KURT VONNEGUT MADE ME CRY.





It doesn't happen as often as it should but the book I was reading made me cry.

It was Kurt Vonnegut's “A man without a country”




The tears ran down my face and had to be wiped away.

He is a very funny writer but I wasn't crying tears of laughter.


This is what he wrote that made me cry.

“Joe, a young man from Pittsburg, came up to me with one request:

“Please tell me it will all be okay.”

“Welcome to Earth, young man,” I said. “It's hot in the summer and cold in the winter. It's round and wet and crowded. At the outside, Joe, you've got about a hundred years here. There's only one rule that I know of: Goddamn it Joe, you've got to be kind!”


So what do you think?

I was thinking it is impossible not to feel passionate about what is happening in Gaza to ordinary people, women, children and civilians.

Passion is needed to make things better.

I was also thinking that the suffering makes it more important to be dispassionate about the facts that led to and created the problems of the Middle East.

If we aren't dispassionate at the same time we will undermine our own arguments.

Vonnegut talks about a one day massacre that killed 135,000 people. It was inflicted on the 'worst people in history' – those guilty of the Holocaust - by the 'good' people of Britain. It was done out of revenge or as an experiment and was not necessary to end the war.
 
https://www.goodreads.com/book/show/4981.Slaughterhouse_Five

Those same 'good' people refused to allow Jewish refugees to travel to Palestine even though there was no place on earth for them. Many died or drowned.
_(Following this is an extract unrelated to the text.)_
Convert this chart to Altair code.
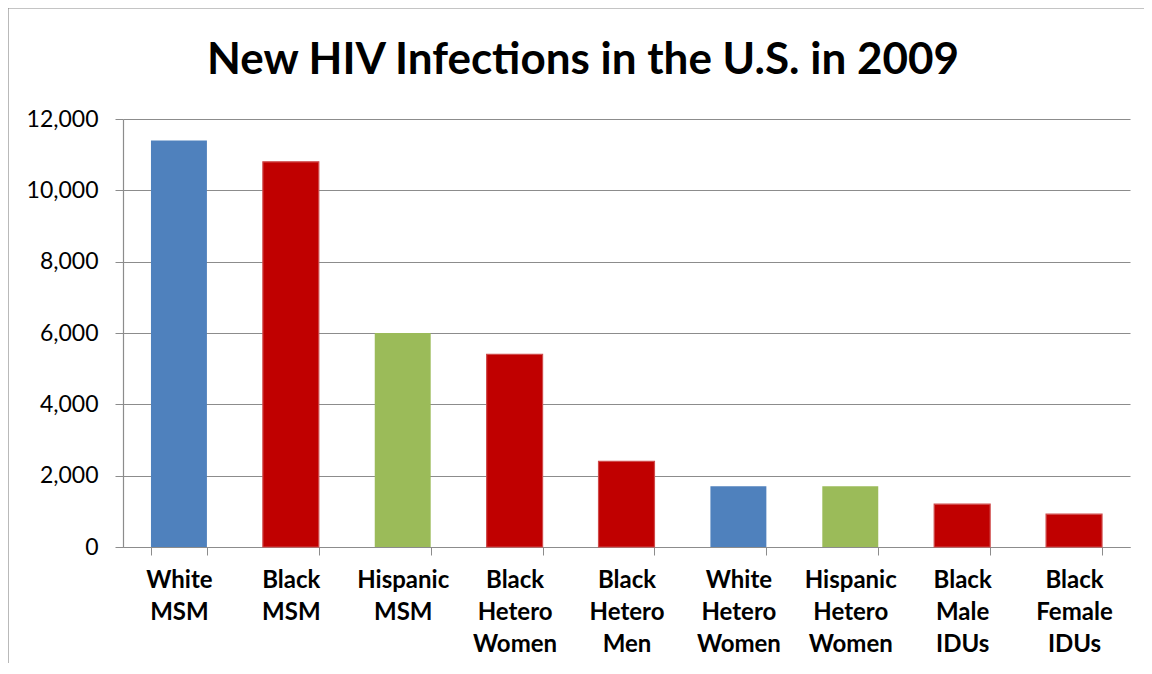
import altair as alt
import pandas as pd

categories = ["White MSM", "Black MSM", "Hispanic MSM", "Black Hetero Women",
              "Black Hetero Men", "White Hetero Women", "Hispanic Hetero Women",
              "Black Male IDUs", "Black Female IDUs"]
values = [11400, 10800, 6000, 5400, 2400, 1700, 1700, 1200, 920]
groups = ["White", "Black", "Hispanic", "Black", "Black", "White", "Hispanic", "Black", "Black"]
y_ticks = [0, 2000, 4000, 6000, 8000, 10000, 12000]
title_text = ["New HIV Infections in the U.S. in 2009"]

group_domain = ["White", "Black", "Hispanic"]
group_colors = ["#4F81BD", "#C00000", "#9BBB59"]

df = pd.DataFrame({"category": categories, "value": values, "group": groups})

W, H = 1007, 428
FONT = "Lato"
GRID = "#8c8c8c"

frame = alt.Chart(pd.DataFrame({"a": [0]})).mark_rect(
    fillOpacity=0, stroke="#8a8a8a", strokeWidth=1.2
).encode(
    x=alt.value(-115), x2=alt.value(W + 60),
    y=alt.value(-111), y2=alt.value(H + 200)
)

title = alt.Chart(pd.DataFrame({"t": title_text})).mark_text(
    font=FONT, fontSize=44, fontWeight="bold", color="black",
    align="center", baseline="alphabetic"
).encode(text="t:N", x=alt.value(460), y=alt.value(-45))

bars = alt.Chart(df).mark_bar(strokeWidth=1.2).encode(
    x=alt.X("category:N", sort=categories,
            scale=alt.Scale(paddingInner=0.5, paddingOuter=0.25),
            axis=alt.Axis(title=None, labelAngle=0,
                          labelExpr="split(datum.label, ' ')",
                          labelFont=FONT, labelFontSize=24, labelFontWeight="bold",
                          labelColor="black", labelLineHeight=32, labelPadding=13,
                          tickBand="extent", tickSize=8, tickColor=GRID,
                          domainColor=GRID, domainWidth=1.2, grid=False)),
    y=alt.Y("value:Q", scale=alt.Scale(domain=[0, 12000], nice=False),
            axis=alt.Axis(title=None, values=y_ticks, format=",d",
                          labelFont=FONT, labelFontSize=23, labelColor="black",
                          labelPadding=17, tickSize=8, tickColor=GRID,
                          domainColor=GRID, domainWidth=1.2,
                          grid=True, gridColor=GRID, gridWidth=1.2)),
    color=alt.Color("group:N", scale=alt.Scale(domain=group_domain, range=group_colors),
                    legend=None),
    stroke=alt.condition(alt.datum.group == "Black", alt.value("#cf4a4a"), alt.value("transparent")),
)

chart = alt.layer(frame, title, bars).properties(
    width=W, height=H,
    autosize=alt.AutoSizeParams(type="none"),
    padding={"left": 115, "top": 111, "right": 14, "bottom": 116},
).configure_view(stroke=None)

chart.save("out.html", embed_options={"renderer": "svg", "actions": False})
Those same 'good' people refused to allow the creation of Israel until the Stern Gang and Irgun, both terrorist organisations, forced their hand.

The suffering on the people of Gaza does not make Hamas any better than it is.

The Holocaust does not justify the attack on Gaza.
http://www.aljazeera.com/indepth/opinion/2014/07/gaza-1994-2004-peace-led-war-2014720144816864760.html

What can we do? What can I do?
 
Be passionate about helping people who suffer.

Be dispassionate. It is not the suffering on either side makes people good or bad or justifies their politics or history.

Be kind to both parties to be fair. Be merciful to be just.